Lord help us, the nutz are operating the nut house...

Once again the taxpayers foot the bill and then get S**T on because of it!

We the people will get pooped on because 'they' can!

Arrrggghhhh... where's the burbon!

Fansome:
http://www.adn.com/alaska-news/science/2016/08/24/haarps-new-owner-holds-open-house-to-prove-facility-is-not-capable-of-mind-control/

HAARP's new owner holds open house to prove facility 'is not capable of mind control'

    Author: Yereth Rosen Updated: 11 hours ago Published 1 day ago

The antennas of the upper-atmosphere research station near Gakona keep exploring at the facility, which is now owned by the University of Alaska Fairbanks. (Bill Bristow / UAF)

HAARP is under new management, and the public is invited to get a look at the research facility that, in past years, has been the subject of dark rumors.

The University of Alaska Fairbanks now owns and operates the High-Frequency Active Auroral Research Program and invites the public to an open house Saturday. This is interested visitors' chance to learn about the scientific mission and research at the Gakona facility, which was transferred last year from the U.S. Air Force to UAF.

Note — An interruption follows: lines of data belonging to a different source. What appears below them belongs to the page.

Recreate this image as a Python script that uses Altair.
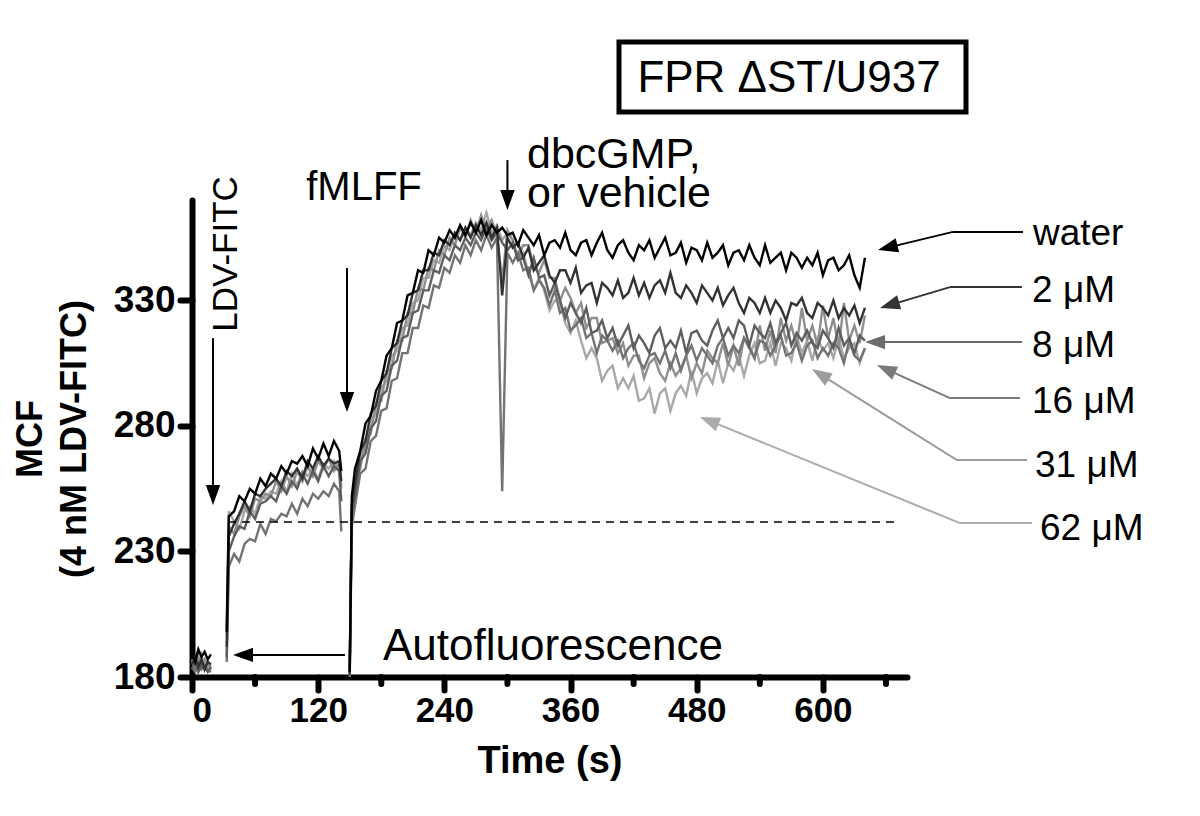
import math
import altair as alt
import pandas as pd

FONT = "Liberation Sans"

SERIES = ["water", "2 μM", "8 μM", "16 μM", "31 μM", "62 μM"]
COLORS = ["#000000", "#333333", "#5e5e5e", "#737373", "#8f8f8f", "#a8a8a8"]
ARROW_COLORS = ["#000000", "#333333", "#6b6b6b", "#7a7a7a", "#9c9c9c", "#ababab"]

# time grids (s)
time_a = [0, 3, 6, 9, 12, 15, 18]
time_b = [33, 35, 40, 45, 50, 55, 60, 65, 70, 75, 80, 85, 90, 95, 100, 105,
          110, 115, 120, 125, 130, 135, 140, 142]
time_c = [150, 152] + list(range(155, 645, 5))

# ---- autofluorescence segment
water_a = [189, 186, 191, 188, 190, 187, 189]
m2_a = [185, 188, 184, 187, 183, 186, 185]
m8_a = [183, 186, 182, 185, 184, 182, 184]
m16_a = [184, 182, 186, 183, 185, 183, 182]
m31_a = [186, 183, 188, 184, 187, 185, 183]
m62_a = [187, 184, 185, 189, 183, 186, 184]

# ---- LDV-FITC segment
water_b = [198, 244, 246, 252, 250, 255, 253, 259, 256, 261, 259, 264, 261, 266, 265, 268, 264, 271, 267, 273, 268, 274, 270, 262]
m2_b = [192, 236, 241, 245, 250, 246, 253, 252, 255, 257, 259, 256, 262, 260, 263, 259, 266, 263, 268, 264, 267, 265, 266, 258]
m8_b = [188, 230, 236, 240, 239, 246, 243, 249, 250, 252, 250, 256, 253, 258, 255, 261, 257, 262, 258, 264, 260, 264, 262, 250]
m16_b = [186, 224, 229, 226, 233, 235, 234, 241, 237, 243, 242, 245, 244, 249, 245, 251, 248, 253, 251, 254, 252, 257, 254, 238]
m31_b = [196, 240, 237, 244, 248, 244, 251, 250, 253, 252, 258, 254, 260, 256, 262, 258, 264, 260, 266, 263, 267, 262, 265, 256]
m62_b = [200, 246, 242, 239, 246, 248, 245, 252, 251, 254, 253, 258, 254, 261, 256, 262, 260, 263, 259, 265, 263, 266, 262, 255]

# ---- fMLFF + dbcGMP segment
water_c = [182, 252, 263, 270, 281, 284, 294, 298, 308, 311, 321, 322, 332, 333, 342, 341,
           350, 348, 355, 353, 358, 355, 360, 356, 361, 357, 362, 356, 360, 357, 359, 356,
           357, 352, 358, 355, 352, 356, 348, 353, 354, 351, 357, 350, 348, 353, 354, 348, 353, 357, 350, 347,
           352, 354, 349, 346, 352, 350, 354, 347, 351, 355, 348, 349, 353, 345, 351, 350, 346, 353, 347, 349,
           352, 344, 349, 350, 346, 352, 347, 344, 352, 345, 347, 349, 342, 349, 347, 343, 347, 344, 349, 340,
           346, 347, 342, 344, 348, 340, 335, 347]
m2_c = [181, 248, 257, 270, 274, 285, 288, 298, 301, 311, 313, 322, 324, 333, 334, 342,
        342, 349, 348, 354, 352, 357, 354, 359, 355, 360, 356, 361, 355, 359, 332, 355,
        351, 353, 347, 351, 342, 345, 348, 340, 337, 342, 342, 337, 343, 333, 336, 337, 329, 337, 335, 332,
        338, 331, 333, 339, 332, 337, 331, 336, 338, 333, 341, 333, 331, 336, 333, 329, 336, 333, 330, 335,
        328, 332, 335, 329, 325, 331, 329, 325, 331, 325, 330, 327, 322, 329, 328, 331, 325, 323, 329, 327,
        324, 330, 323, 327, 324, 328, 321, 327]
m8_c = [183, 245, 252, 266, 269, 279, 282, 292, 294, 304, 306, 315, 316, 325, 326, 334,
        334, 342, 341, 348, 346, 352, 350, 355, 352, 357, 354, 359, 354, 357, 353, 350,
        353, 346, 347, 340, 347, 339, 340, 332, 337, 330, 323, 329, 325, 321, 327, 317, 318, 322, 315, 319,
        312, 316, 320, 311, 316, 313, 309, 316, 319, 311, 314, 311, 318, 309, 317, 318, 314, 312, 318, 322,
        315, 319, 315, 322, 320, 312, 320, 317, 315, 321, 313, 317, 321, 312, 317, 314, 318, 313, 311, 318,
        315, 311, 319, 312, 315, 309, 316, 314]
m16_c = [180, 240, 248, 261, 263, 274, 276, 286, 287, 298, 299, 309, 309, 319, 319, 328,
         327, 336, 335, 343, 341, 348, 345, 352, 348, 354, 350, 356, 351, 355, 254, 349,
         345, 349, 342, 343, 334, 338, 335, 328, 334, 325, 327, 318, 320, 323, 315, 317, 309, 316, 314, 310,
         314, 307, 311, 313, 306, 303, 308, 309, 305, 310, 303, 309, 302, 308, 312, 306, 311, 308, 305, 312,
         315, 308, 312, 309, 315, 311, 307, 314, 313, 308, 312, 316, 308, 309, 313, 306, 312, 314, 307, 311,
         308, 313, 311, 305, 314, 308, 306, 311]
m31_c = [184, 247, 258, 263, 275, 277, 289, 290, 302, 303, 314, 314, 325, 325, 335, 334,
         343, 342, 350, 348, 355, 352, 359, 355, 362, 357, 364, 358, 362, 356, 338, 358,
         354, 347, 352, 352, 343, 341, 346, 339, 339, 330, 335, 331, 325, 329, 319, 323, 323, 313, 314, 315,
         309, 313, 304, 308, 308, 299, 305, 307, 301, 298, 305, 300, 303, 308, 299, 305, 301, 310, 307, 305,
         313, 304, 312, 304, 315, 312, 307, 320, 310, 318, 309, 323, 314, 320, 312, 327, 314, 320, 312, 328,
         315, 323, 311, 329, 314, 320, 313, 324]
m62_c = [182, 250, 255, 268, 271, 282, 285, 295, 298, 308, 310, 319, 320, 329, 330, 339,
         339, 346, 345, 352, 350, 356, 354, 359, 356, 361, 358, 365, 357, 360, 354, 357,
         354, 346, 349, 341, 334, 339, 334, 326, 330, 329, 321, 317, 322, 314, 307, 311, 307, 298, 302, 304,
         295, 299, 295, 300, 290, 291, 295, 285, 293, 295, 286, 293, 296, 292, 302, 293, 299, 301, 297, 306,
         297, 305, 302, 308, 300, 308, 313, 305, 306, 313, 304, 313, 311, 306, 316, 309, 314, 306, 315, 310,
         313, 307, 315, 307, 311, 313, 305, 311]

series_values = {
    "water": (water_a, water_b, water_c),
    "2 μM": (m2_a, m2_b, m2_c),
    "8 μM": (m8_a, m8_b, m8_c),
    "16 μM": (m16_a, m16_b, m16_c),
    "31 μM": (m31_a, m31_b, m31_c),
    "62 μM": (m62_a, m62_b, m62_c),
}

# axis ticks
x_ticks = [0, 120, 240, 360, 480, 600]
x_minor = [60, 180, 300, 420, 540, 660]
y_ticks = [180, 230, 280, 330]

W, H = 715, 477
X_DOM = [0, 680]
Y_DOM = [180, 370]
KX = W / (X_DOM[1] - X_DOM[0])
KY = H / (Y_DOM[1] - Y_DOM[0])

rows = []
for name in SERIES:
    for seg, ts, vs in zip("abc", (time_a, time_b, time_c), series_values[name]):
        assert len(ts) == len(vs), (name, seg, len(ts), len(vs))
        for t, v in zip(ts, vs):
            rows.append({"t": t, "v": v, "series": name, "seg": name + seg})
df = pd.DataFrame(rows)

xs = alt.Scale(domain=X_DOM, nice=False, zero=False)
ys = alt.Scale(domain=Y_DOM, nice=False, zero=False)

common_axis = dict(grid=False, domainWidth=6, domainColor="black", domainCap="round",
                   tickWidth=6, tickColor="black", tickCap="round",
                   labelFont=FONT, labelFontWeight="bold", labelColor="black",
                   titleFont=FONT, titleFontWeight="bold", titleColor="black")
x_axis = alt.Axis(title="Time (s)", values=x_ticks, tickSize=13, labelFontSize=35, labelPadding=3,
                  titleFontSize=38, titlePadding=14, **common_axis)
y_axis = alt.Axis(title=["MCF", "(4 nM LDV-FITC)"], values=y_ticks, tickSize=12, labelFontSize=37,
                  labelPadding=5, titleFontSize=36, titleLineHeight=44, titlePadding=20, **common_axis)


def X(field="t:Q"):
    return alt.X(field, scale=xs, axis=x_axis)


def Y(field="v:Q"):
    return alt.Y(field, scale=ys, axis=y_axis)


layers = []
# traces: lightest first, water on top
for i, name in reversed(list(enumerate(SERIES))):
    sub = df[df.series == name]
    layers.append(alt.Chart(sub).mark_line(color=COLORS[i], strokeWidth=2.4).encode(
        x=X(), y=Y(), detail="seg:N"))

# minor ticks on x axis
layers.append(alt.Chart(pd.DataFrame({"t": x_minor})).mark_rule(
    color="black", strokeWidth=6, strokeCap="round").encode(
    x=X(), y=alt.value(H), y2=alt.value(H + 7)))

# dashed reference line
layers.append(alt.Chart(pd.DataFrame({"t": [34.2], "t2": [673.3], "v": [241.7]})).mark_rule(
    color="black", strokeWidth=1.5, strokeDash=[8, 6]).encode(
    x=X(), x2="t2:Q", y=Y()))

# arrows (tail ... tip), in data units
arrows = [
    ([(20, 315.0), (20, 248.5)], "#000000"),
    ([(147.4, 342.9), (147.4, 285.6)], "#000000"),
    ([(300, 385.9), (300, 366.0)], "#000000"),
    ([(145.5, 188.8), (39.0, 188.8)], "#000000"),
    ([(790.3, 357.3), (723.7, 357.3), (652.4, 350.1)], ARROW_COLORS[0]),
    ([(789.3, 335.3), (720.9, 335.3), (654.3, 327.0)], ARROW_COLORS[1]),
    ([(789.3, 313.4), (640.1, 313.4)], ARROW_COLORS[2]),
    ([(787.4, 291.1), (720.9, 291.1), (651.4, 304.3)], ARROW_COLORS[3]),
    ([(794.1, 266.4), (727.5, 266.4), (589.6, 302.7)], ARROW_COLORS[4]),
    ([(798.9, 241.3), (730.4, 241.3), (483.1, 283.6)], ARROW_COLORS[5]),
]
HEAD = "M0,-1L0.72,1L-0.72,1Z"
HEAD_LEN = 20
seg_rows, head_rows = [], []
for pts, col in arrows:
    (pt, pv), (tt, tv) = pts[-2], pts[-1]
    dx = (tt - pt) * KX
    dy = -(tv - pv) * KY
    L = math.hypot(dx, dy)
    ux, uy = dx / L, dy / L
    ang = math.degrees(math.atan2(ux, -uy)) % 360
    ct = tt - (HEAD_LEN / 2) * ux / KX
    cv = tv + (HEAD_LEN / 2) * uy / KY
    head_rows.append({"t": ct, "v": cv, "ang": ang, "col": col})
    path = pts[:-1] + [(ct, cv)]
    for (a, b), (c, d) in zip(path[:-1], path[1:]):
        seg_rows.append({"t": a, "v": b, "t2": c, "v2": d, "col": col})

layers.append(alt.Chart(pd.DataFrame(seg_rows)).mark_rule(strokeWidth=2).encode(
    x=X(), y=Y(), x2="t2:Q", y2="v2:Q", color=alt.Color("col:N", scale=None)))
layers.append(alt.Chart(pd.DataFrame(head_rows)).mark_point(
    shape=HEAD, filled=True, size=HEAD_LEN ** 2, opacity=1, strokeWidth=0).encode(
    x=X(), y=Y(), angle=alt.Angle("ang:Q", scale=None), color=alt.Color("col:N", scale=None)))

# title box
layers.append(alt.Chart(pd.DataFrame({"t": [406.1], "t2": [736.1], "v": [432.9], "v2": [405.1]})).mark_rect(
    filled=False, color="black", strokeWidth=5).encode(
    x=X(), x2="t2:Q", y=Y(), y2="v2:Q"))


def text_layer(labels, ts, vs, size, align, baseline="alphabetic", angle=0):
    d = pd.DataFrame({"label": labels, "t": ts, "v": vs})
    return alt.Chart(d).mark_text(font=FONT, fontSize=size, align=align, baseline=baseline,
                                  angle=angle, color="black").encode(
        x=X(), y=Y(), text="label:N")


layers.append(text_layer(["FPR ΔST/U937"], [567.8], [413.0], 44, "center"))
layers.append(text_layer(["LDV-FITC"], [32.0], [348.5], 35, "center", "middle", 270))
layers.append(text_layer(["fMLFF"], [163.6], [370.0], 40, "center"))
layers.append(text_layer(["dbcGMP,", "or vehicle"], [318.6, 318.6], [382.8, 367.4], 43, "left"))
layers.append(text_layer(["Autofluorescence"], [181.6], [186.8], 44, "left"))
layers.append(text_layer(SERIES, [799.8, 798.9, 798.9, 798.9, 801.7, 806.5],
                         [352.1, 329.4, 307.5, 285.2, 259.7, 234.6], 37, "left"))

chart = alt.layer(*layers).properties(
    width=W, height=H,
    padding={"left": 184, "top": 192, "right": 270, "bottom": 110},
    autosize=alt.AutoSizeParams(type="none"),
    background="white",
).configure(font=FONT).configure_view(strokeWidth=0)

chart.save("out.html", embed_options={"renderer": "svg", "actions": False})
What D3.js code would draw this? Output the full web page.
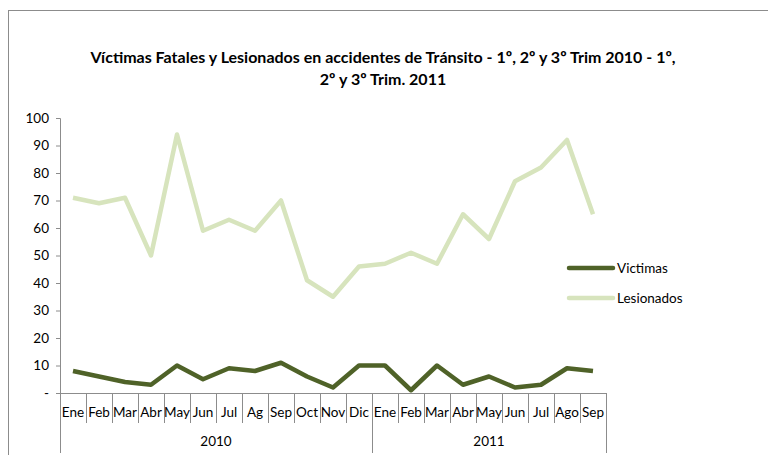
<!DOCTYPE html>
<html>
<head>
<meta charset="utf-8">
<script src="https://cdn.jsdelivr.net/npm/d3@7"></script>
<style>
  body { margin: 0; background: #fff; }
  svg { font-family: Lato, "Open Sans", sans-serif; }
</style>
</head>
<body>
<script>
// months shown on the axis, two years
var months = ["Ene","Feb","Mar","Abr","May","Jun","Jul","Ag","Sep","Oct","Nov","Dic",
              "Ene","Feb","Mar","Abr","May","Jun","Jul","Ago","Sep"];
var years = ["2010", "2011"];
var yearCounts = [12, 9];
var victimas = [8, 6, 4, 3, 10, 5, 9, 8, 11, 6, 2, 10, 10, 1, 10, 3, 6, 2, 3, 9, 8];
var lesionados = [71, 69, 71, 50, 94, 59, 63, 59, 70, 41, 35, 46, 47, 51, 47, 65, 56, 77, 82, 92, 65];
var yTicks = [0, 10, 20, 30, 40, 50, 60, 70, 80, 90, 100];

var width = 768, height = 455;
var margin = { left: 60, top: 118, right: 162, bottom: 62 };
var plotW = width - margin.left - margin.right; // 546
var plotH = height - margin.top - margin.bottom; // 275

var svg = d3.select("body").append("svg")
  .attr("width", width)
  .attr("height", height);

// chart frame
svg.append("rect")
  .attr("x", 8.5).attr("y", 10.5)
  .attr("width", 800).attr("height", 500)
  .attr("fill", "none")
  .attr("stroke", "#8c8c8c");

svg.append("text")
  .attr("x", 383).attr("y", 63)
  .attr("text-anchor", "middle")
  .attr("font-size", 16).attr("font-weight", "bold")
  .text("Víctimas Fatales y Lesionados en accidentes de Tránsito - 1º, 2º y 3º Trim 2010 - 1º,");
svg.append("text")
  .attr("x", 383).attr("y", 85)
  .attr("text-anchor", "middle")
  .attr("font-size", 16).attr("font-weight", "bold")
  .text("2º y 3º Trim. 2011");

var g = svg.append("g").attr("transform", "translate(" + margin.left + "," + margin.top + ")");

var x = d3.scaleBand().domain(d3.range(months.length)).range([0, plotW]);
var y = d3.scaleLinear().domain([0, 100]).range([plotH, 0]);

// y axis
var yAxis = d3.axisLeft(y).tickValues(yTicks).tickSize(4).tickPadding(7)
  .tickFormat(function(d) { return d === 0 ? "-" : d; });
var ya = g.append("g").call(yAxis);
ya.select(".domain").attr("stroke", "#8c8c8c");
ya.selectAll(".tick line").attr("stroke", "#8c8c8c");
ya.selectAll("text").attr("font-size", 13.5).attr("fill", "#000").attr("font-family", "Lato, sans-serif");

// x axis: category boundaries
var axisColor = "#8c8c8c";
g.append("line")
  .attr("x1", 0).attr("x2", plotW)
  .attr("y1", plotH + 0.5).attr("y2", plotH + 0.5)
  .attr("stroke", axisColor);

var starts = [0];
yearCounts.forEach(function(c, i) { starts.push(starts[i] + c); });

d3.range(months.length + 1).forEach(function(i) {
  var xx = i < months.length ? x(i) : plotW;
  var isYear = starts.indexOf(i) >= 0;
  g.append("line")
    .attr("x1", Math.round(xx) + 0.5).attr("x2", Math.round(xx) + 0.5)
    .attr("y1", plotH).attr("y2", isYear ? plotH + 60 : plotH + 30)
    .attr("stroke", axisColor);
});

g.selectAll(".mlabel")
  .data(months)
  .enter().append("text")
    .attr("class", "mlabel")
    .attr("x", function(d, i) { return x(i) + x.bandwidth() / 2; })
    .attr("y", plotH + 24)
    .attr("text-anchor", "middle")
    .attr("font-size", 13.5)
    .text(function(d) { return d; });

g.selectAll(".ylabel")
  .data(years)
  .enter().append("text")
    .attr("class", "ylabel")
    .attr("x", function(d, i) {
      var a = x(starts[i]);
      var b = starts[i + 1] < months.length ? x(starts[i + 1]) : plotW;
      return (a + b) / 2;
    })
    .attr("y", plotH + 53)
    .attr("text-anchor", "middle")
    .attr("font-size", 13.5)
    .text(function(d) { return d; });

// lines
var line = d3.line()
  .x(function(d, i) { return x(i) + x.bandwidth() / 2; })
  .y(function(d) { return y(d); });

g.append("path").datum(lesionados)
  .attr("d", line)
  .attr("fill", "none")
  .attr("stroke", "#d7e4bd")
  .attr("stroke-width", 4.5)
  .attr("stroke-linejoin", "round");

g.append("path").datum(victimas)
  .attr("d", line)
  .attr("fill", "none")
  .attr("stroke", "#4f6228")
  .attr("stroke-width", 4.5)
  .attr("stroke-linejoin", "round");

// legend
var legend = [{ name: "Victimas", color: "#4f6228" }, { name: "Lesionados", color: "#d7e4bd" }];
var lg = svg.append("g").attr("transform", "translate(569,268)");
legend.forEach(function(l, i) {
  lg.append("line")
    .attr("x1", 0).attr("x2", 44)
    .attr("y1", i * 30).attr("y2", i * 30)
    .attr("stroke", l.color)
    .attr("stroke-width", 4.5)
    .attr("stroke-linecap", "round");
  lg.append("text")
    .attr("x", 48).attr("y", i * 30 + 5)
    .attr("font-size", 13.5)
    .text(l.name);
});
</script>
</body>
</html>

UAF officials are hoping for a high turnout.

"We hope that people will be able to see the actual science of it," said Sue Mitchell, spokesperson for UAF's Geophysical Institute, which operates the facility. "We hope to show people that it is not capable of mind control and not capable of weather control and all the other things it's been accused of."

HAARP, which opened in the 1990s, is one of the world's few centers for high-power and high-frequency study of the ionosphere, Earth's thin upper atmosphere, which gets its name from the high quantities of ionized atoms and molecules that bounce around it. The ionosphere is important because radio waves used for communication and navigation reflect back to Earth, allowing long-distance, short-wave broadcasting.

To study the ionosphere and what is happening there, HAARP uses 180 high-frequency antennas spread over 33 acres.

The antenna field will be available for public tours at the open house, and one of the facility's scientist will be available to explain how it works, Mitchell said.

Other features include an unmanned aircraft "petting zoo" and various interactive displays about space weather and other subjects, Mitchell said. There will also be an opportunity for visitors to tour UAF permafrost and seismic stations that are not part of HAARP but within walking distance, she said.

Refreshments will be served, and the event is open for all ages, according to the Geophysical Institute.

HAARP is a 240-mile drive from Fairbanks and roughly 198 miles from Anchorage.

A related event is a Friday night public lecture on HAARP, to be held at the Wrangell-St. Elias National Park Visitor Center, about 30 miles away from the facility.